Gu was unaware of his sudden fame on Chinese social media at first. Back then, he worked at a small design company in Australia where he attended college and had a life with his wife and two kids. It was only after he came back to China to promote his first book, “Xiao Gu Talks About Paintings,” and saw the packed room of fans that he realized he could really quit his job as a mediocre nine-to-five designer. He moved back to China with his family to start his newfound career.
A screenshot of an article in Gu's official Wechat account "grandpagu."

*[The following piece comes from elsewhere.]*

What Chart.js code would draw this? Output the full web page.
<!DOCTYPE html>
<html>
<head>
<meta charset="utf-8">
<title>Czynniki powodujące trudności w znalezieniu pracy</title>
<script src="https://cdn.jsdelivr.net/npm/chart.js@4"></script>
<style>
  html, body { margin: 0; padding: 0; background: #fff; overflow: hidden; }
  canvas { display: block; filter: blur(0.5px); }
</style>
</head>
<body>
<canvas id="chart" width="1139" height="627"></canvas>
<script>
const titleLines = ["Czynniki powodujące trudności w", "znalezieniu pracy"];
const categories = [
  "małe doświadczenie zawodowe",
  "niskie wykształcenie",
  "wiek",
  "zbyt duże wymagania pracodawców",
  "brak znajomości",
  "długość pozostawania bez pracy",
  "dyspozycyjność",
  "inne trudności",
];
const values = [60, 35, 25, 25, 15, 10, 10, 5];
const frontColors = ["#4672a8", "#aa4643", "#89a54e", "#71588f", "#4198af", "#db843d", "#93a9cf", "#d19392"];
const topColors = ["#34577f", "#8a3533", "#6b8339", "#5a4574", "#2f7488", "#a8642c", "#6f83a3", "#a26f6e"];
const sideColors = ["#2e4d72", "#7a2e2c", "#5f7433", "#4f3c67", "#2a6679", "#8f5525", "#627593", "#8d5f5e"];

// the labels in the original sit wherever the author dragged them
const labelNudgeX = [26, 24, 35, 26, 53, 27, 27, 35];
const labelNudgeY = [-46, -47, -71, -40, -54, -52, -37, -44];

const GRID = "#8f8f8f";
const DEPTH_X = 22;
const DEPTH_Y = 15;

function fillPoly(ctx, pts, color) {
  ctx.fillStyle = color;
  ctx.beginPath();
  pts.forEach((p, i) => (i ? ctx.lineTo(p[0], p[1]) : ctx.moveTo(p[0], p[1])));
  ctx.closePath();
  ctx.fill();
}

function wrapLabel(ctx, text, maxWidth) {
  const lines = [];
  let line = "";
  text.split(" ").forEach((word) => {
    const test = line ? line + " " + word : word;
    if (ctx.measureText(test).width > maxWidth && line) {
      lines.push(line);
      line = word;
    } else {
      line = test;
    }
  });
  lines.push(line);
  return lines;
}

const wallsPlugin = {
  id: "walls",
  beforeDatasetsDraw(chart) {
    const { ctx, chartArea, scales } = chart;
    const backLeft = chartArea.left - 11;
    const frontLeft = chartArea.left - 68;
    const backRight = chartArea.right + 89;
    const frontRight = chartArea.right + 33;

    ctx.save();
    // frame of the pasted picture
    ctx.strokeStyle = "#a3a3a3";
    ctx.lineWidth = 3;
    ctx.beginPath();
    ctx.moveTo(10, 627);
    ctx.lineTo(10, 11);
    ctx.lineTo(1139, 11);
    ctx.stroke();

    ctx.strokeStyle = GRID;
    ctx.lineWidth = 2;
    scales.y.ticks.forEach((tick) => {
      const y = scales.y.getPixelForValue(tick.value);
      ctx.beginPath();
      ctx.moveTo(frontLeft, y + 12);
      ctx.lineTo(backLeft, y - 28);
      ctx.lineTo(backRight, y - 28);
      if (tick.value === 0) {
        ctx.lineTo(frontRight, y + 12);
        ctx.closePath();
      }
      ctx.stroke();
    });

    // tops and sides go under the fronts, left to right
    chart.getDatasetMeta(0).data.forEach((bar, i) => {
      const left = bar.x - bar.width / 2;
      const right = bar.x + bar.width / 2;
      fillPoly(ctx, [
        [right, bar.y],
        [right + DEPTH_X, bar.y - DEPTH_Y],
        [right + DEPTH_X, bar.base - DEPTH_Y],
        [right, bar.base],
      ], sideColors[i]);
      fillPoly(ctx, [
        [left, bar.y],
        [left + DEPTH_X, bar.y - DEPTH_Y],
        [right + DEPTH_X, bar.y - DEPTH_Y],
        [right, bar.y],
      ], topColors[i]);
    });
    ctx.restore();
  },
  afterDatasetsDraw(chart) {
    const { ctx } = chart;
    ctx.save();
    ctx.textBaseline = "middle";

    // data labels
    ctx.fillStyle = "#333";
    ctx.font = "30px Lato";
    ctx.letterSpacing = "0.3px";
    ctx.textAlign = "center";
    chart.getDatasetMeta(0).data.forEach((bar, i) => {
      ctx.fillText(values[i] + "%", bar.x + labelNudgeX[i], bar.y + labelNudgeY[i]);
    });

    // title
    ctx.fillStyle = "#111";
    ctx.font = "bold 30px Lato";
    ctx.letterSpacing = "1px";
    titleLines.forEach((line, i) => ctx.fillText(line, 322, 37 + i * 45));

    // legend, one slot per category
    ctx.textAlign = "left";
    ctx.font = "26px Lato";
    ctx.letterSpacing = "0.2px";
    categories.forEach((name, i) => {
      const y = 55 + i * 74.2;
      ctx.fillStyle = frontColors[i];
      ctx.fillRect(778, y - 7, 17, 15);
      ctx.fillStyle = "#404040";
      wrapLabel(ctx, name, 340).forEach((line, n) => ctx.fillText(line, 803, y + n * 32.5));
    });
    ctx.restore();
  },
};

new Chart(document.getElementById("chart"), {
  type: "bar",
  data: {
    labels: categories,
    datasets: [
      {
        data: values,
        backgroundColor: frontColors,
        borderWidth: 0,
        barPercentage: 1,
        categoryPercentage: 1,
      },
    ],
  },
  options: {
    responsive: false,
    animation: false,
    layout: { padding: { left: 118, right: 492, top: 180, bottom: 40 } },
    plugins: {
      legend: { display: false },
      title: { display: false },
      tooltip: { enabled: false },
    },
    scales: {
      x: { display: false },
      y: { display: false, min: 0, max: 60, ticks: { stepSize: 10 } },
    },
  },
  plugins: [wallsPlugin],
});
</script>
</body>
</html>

Ten years of living abroad taught Gu the differences between domestic and Western audiences in placing art. People overseas often don’t think of art as intimidating the way Chinese audiences do. According to Gu, it’s not that uncommon for a truck driver in Australia to visit a local gallery to relax on a regular weekend and maybe even buy a piece or two to decorate his living room. People shouldn’t take art too seriously. It’s much more important for beginners to learn to appreciate a piece of work than to “understand” it, he argued.
To further demonstrate his point, Gu gave an account of the semi-biographical fiction “The Moon and Sixpence,” in which the main character was actually adapted from the true story of the French post-impressionist painter and sculptor Paul Gauguin. The book depicts him giving up everything to pursue art in a dramatic twist of fate, which makes readers confused about his motives and might even make them feel somehow less worthy of art. In reality, the logic behind this sudden change was as plain and simple as it could get: He was forced out of a job due to a stock market crash. Gu believes that art isn’t a privilege belonging only to the elite class, and ordinary people can feel just as entitled to artistic pursuits, a message he has been trying to get across for years.
It shouldn’t come as a surprise that critics are quick to condemn him for blaspheming classical arts, while at the same time his fervent fans are eager to crown him as the new king of popular art writers. His popularity is only growing. Currently, Gu has over 1 million followers on Sina Weibo and 1 million on his official WeChat account, generating tens of thousands of views on each post.
Nevertheless, it hasn’t always been easy for him to keep his fans captivated throughout the journey. Before he finally found success in writing popular art books, he had tried some tortuous methods to draw the public’s interest. He once hosted a curation on Leonardo Da Vinci’s younger version of the Mona Lisa at Shanghai’s Xintiandi. On recalling that incident, he regretted the slogan “This is your once-in-a-lifetime opportunity to be this close to the world-class masterpiece,” because very few people thought it worthwhile to spend 120 yuan (US$18) just to see one painting, and it turned out to be a great disappointment for the visitors.
Be that as it may, he is never discouraged by setbacks and still has high hopes for the future of art popularization in China.